Birk Irving

Personal information
- Born: July 26, 1999 (age 26) Englewood, Colorado, United States
- Height: 5 ft 9 in (175 cm)
- Weight: 150 lb (68 kg)

Sport
- Country: United States
- Sport: Freestyle skiing
- Event: Halfpipe
- Club: Winter Park Competition Center

Medal record
Men's freestyle skiing
Representing the United States
World Championships
| Bronze medal – third place | 2021 Aspen | Halfpipe |
Winter X Games
| Silver medal – second place | 2023 Aspen | SuperPipe |
| Bronze medal – third place | 2021 Aspen | Superpipe |
Winter Youth Olympics
| Gold medal – first place | 2016 Lillehammer | Halfpipe |

= Birk Irving =

American freestyle skier (born 1999)

Birk Irving (born July 26, 1999) is an American freestyle skier.
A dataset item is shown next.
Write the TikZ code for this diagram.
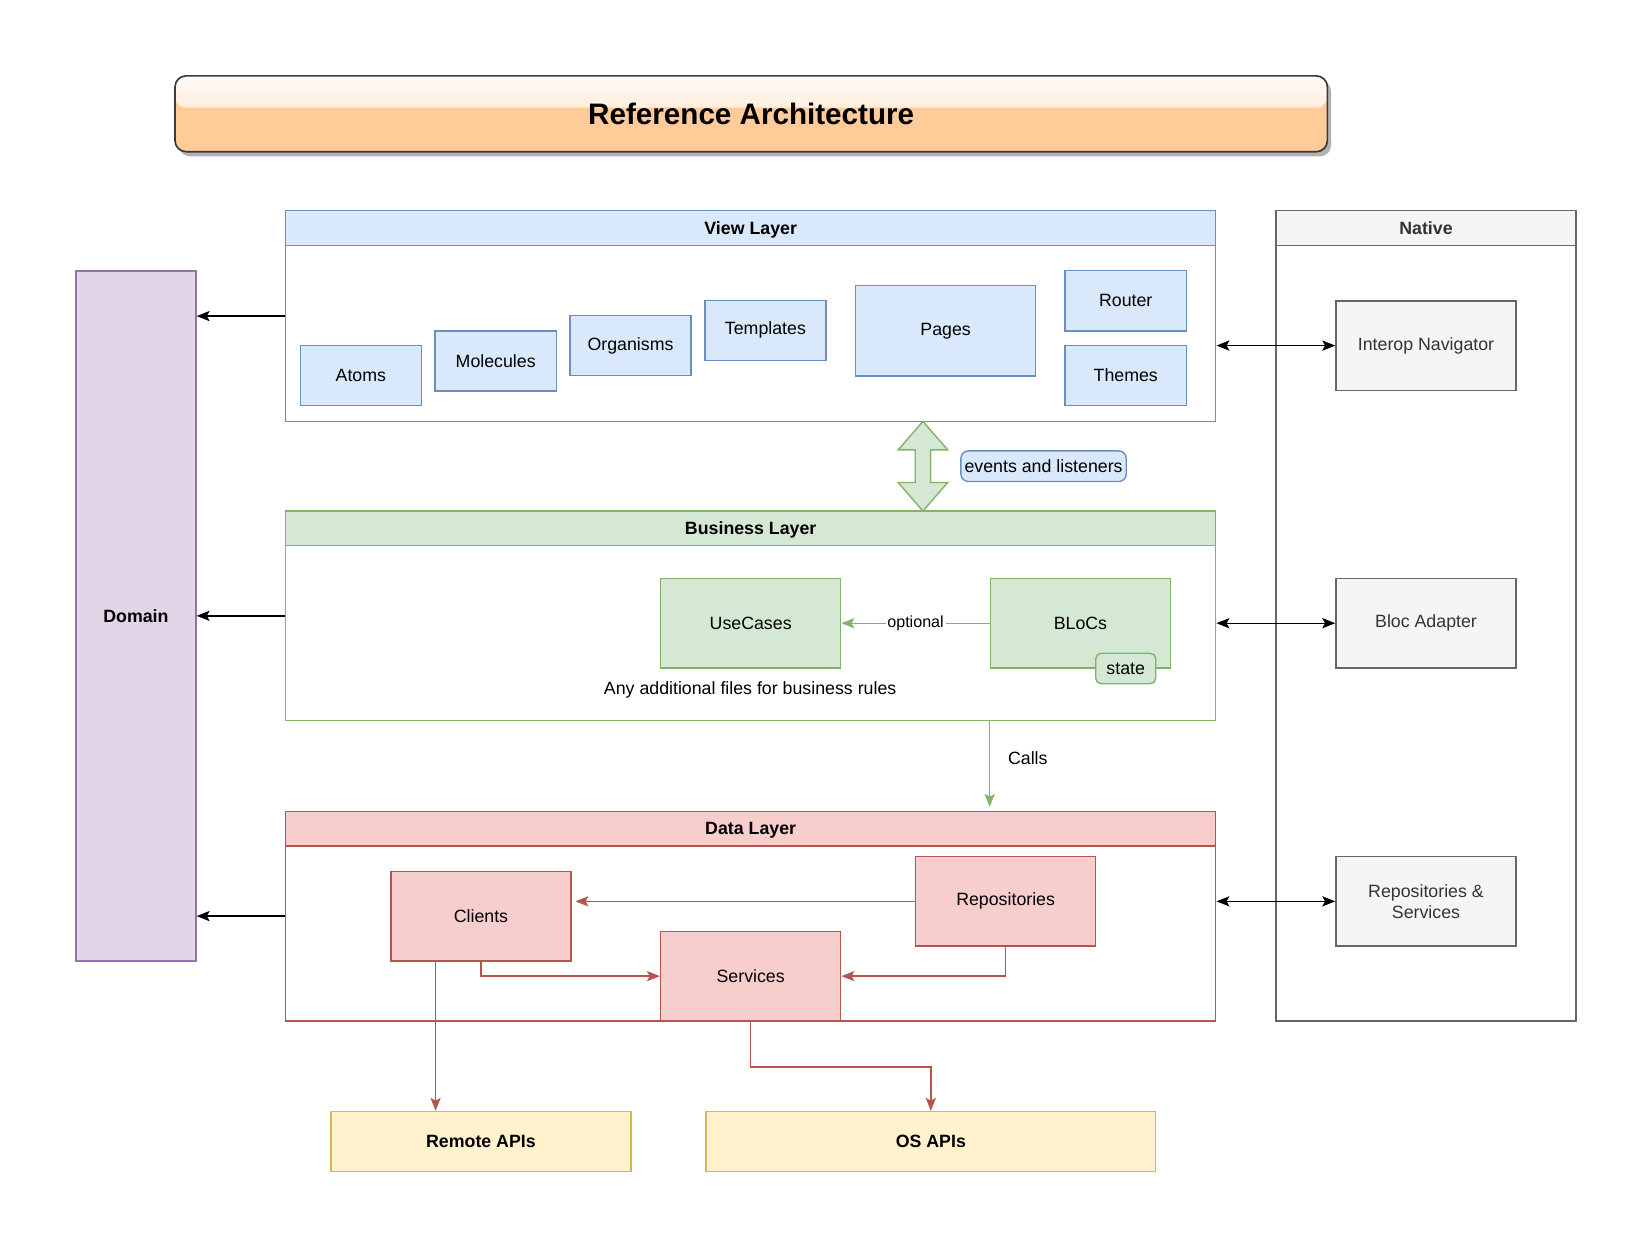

He represented the United States at the 2022 and 2026 Winter Olympics.

==Career==
He competed at the FIS Freestyle Ski and Snowboarding World Championships 2021, winning the bronze medal in the halfpipe event.

Irving competed in the 2022 Winter Olympics in the men's halfpipe where he finished 5th overall.

==Personal life==
His younger sister, Svea, is also an Olympic freeski halfpipe skier. His grandfather, John Irving, is a bestselling novelist.